February 16, 2021, by School of Medicine
LGBT+ History Month
February marks LGBT+ History Month, a time to learn about and acknowledge the history of LGBT+ people. We consider the marginalisation faced by this community, and the momentous strides taken towards equality, as well as acknowledging the remaining steps toward an equal future that we need to take. The LGBT+ community has long been viewed as a homogenous group of people who are other to “everyone else,” often perceived in only the stereotypes of effeminate, camp men and butch, masculine women, despite enormous variation of experiences, presentations, and identities across this community.
LGBT+ history is vast and complex, especially around healthcare, with many key events taking place in the past 50 years. Homophobia in science, healthcare, policy, and the media played a key role in the AIDS epidemic of the 1980s representing AIDS as a ‘gay disease’, only serving to escalate discrimination and stigma and restrict medical intervention. HIV/AIDS has decimated the community, taking the lives of 32.7 million people, and directly impacting the lives of millions more since the condition was officially recognised 40 years ago. From this devastating loss of a generation, among LGBT+ people anyone older than 35 is typically considered a community “elder.” It is also vital to acknowledge the mental health impact of the AIDS crisis associated with this loss, and the pervasive homophobia surrounding it that our LGBT+ elders who lived through this traumatic time face.
Although a strong stigma lingers around those most commonly affected by HIV, the healthcare available for people with HIV has improved enormously thanks to the persistence of LGBT+ activists and allies including groups like ACT UP and Queer Nation. Today HIV is treatable and more manageable, with many people living long lives with the condition. With effective treatment lowering the viral load of HIV, an undetectable viral load means the virus is untransmissible through sex, significantly lowering the rate of transmission.

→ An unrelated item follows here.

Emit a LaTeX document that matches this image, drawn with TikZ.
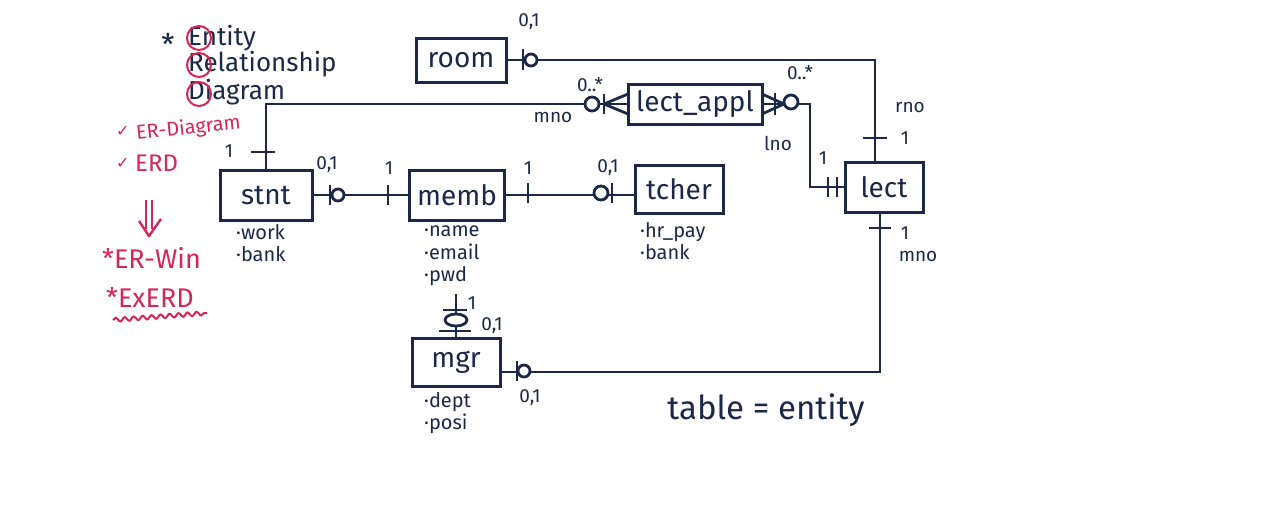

The homophobic attitudes towards AIDS in the UK were in no way helped by the enactment of Section 28 in 1988 which criminalised any suggestion that homosexuality is acceptable. This legislation restricted any positive representation of LGBT+ people and the vital message of acceptance, particularly in education settings. Multiple legal attacks were made using Section28 stopping the funding of some HIV/AIDS focussed public health initiatives. Today, the discourse around Gender Recognition Reform reflects the rhetoric around Section 28, suggesting we could be approaching another era of censorship and bigotry under the guise of protecting children.
It can be truly challenging to repeatedly have your identity, legal rights, and sense of belonging questioned and ridiculed by the national media or even by those who should be our advocates. At times it can feel like history repeats itself within this community, as battles once faced by LGB people, are now redirected towards transgender and non-binary people. As well as the re-emergence of possible censorship, LGBT+ people have faced pathologisation with homosexuality included in the DSM until the 3rd edition in 1974 only removed following the incredible activism of the Gay Liberation movement of the late 60s to mid-80s. Meanwhile transgender people remain pathologised in the ICD-11 with the diagnosis of ‘gender incongruence’, previously listed as Gender Identity Disorder. Although at present this diagnosis for gender incongruence can enable access to medical intervention to reduce gender dysphoria, it is likely this pathological perspective will evolve further in the next 50 years.
As LGBT+ visibility is increased with the age of the internet, and access to equal rights has improved through the Marriage (Same Sex Couples) Act 2013 and the Equality Act 2010 in the UK, it is easy to believe we have made it to a point of equality and homophobia is a thing of the past. However, there is still a long way to go in the fight for equality. Homophobia and transphobia are still common within society, negatively impacting the health, wellbeing, and livelihoods of LGBT+ people. Despite repeated condemnation of harmful conversion ‘therapy’, this remains legal in the UK. In healthcare, homophobic prejudice is demonstrated by 14% LGBT+ people including over 30% of trans and non-binary people delaying or avoiding accessing healthcare services because they anticipate discrimination and mistreatment from healthcare professionals. This anticipatory concern is not unfounded with Stonewall’s LGBT in Britain report 2018 finding 25% of LGBT+ people experience inappropriate curiosity from clinicians, 10% have been outed by healthcare staff without their consent, while 16% of trans people and 2% of cisgender LGB people have been refused healthcare for being LGBT+. The future of LGBT+ inclusive healthcare needs to advocate for equitable treatment of LGBT+ patients and carers, ensuring equal access to healthcare services free from discrimination and prejudice – something we certainly do not yet provide.
Although some LGBT+ history is behind us, much of it continues to be made today and tomorrow. The healthcare community is not an innocent party in LGBT+ history nor in the present experiences of LGBT+ people, but it could become a key ally in the future with the dedicated support of all healthcare professionals.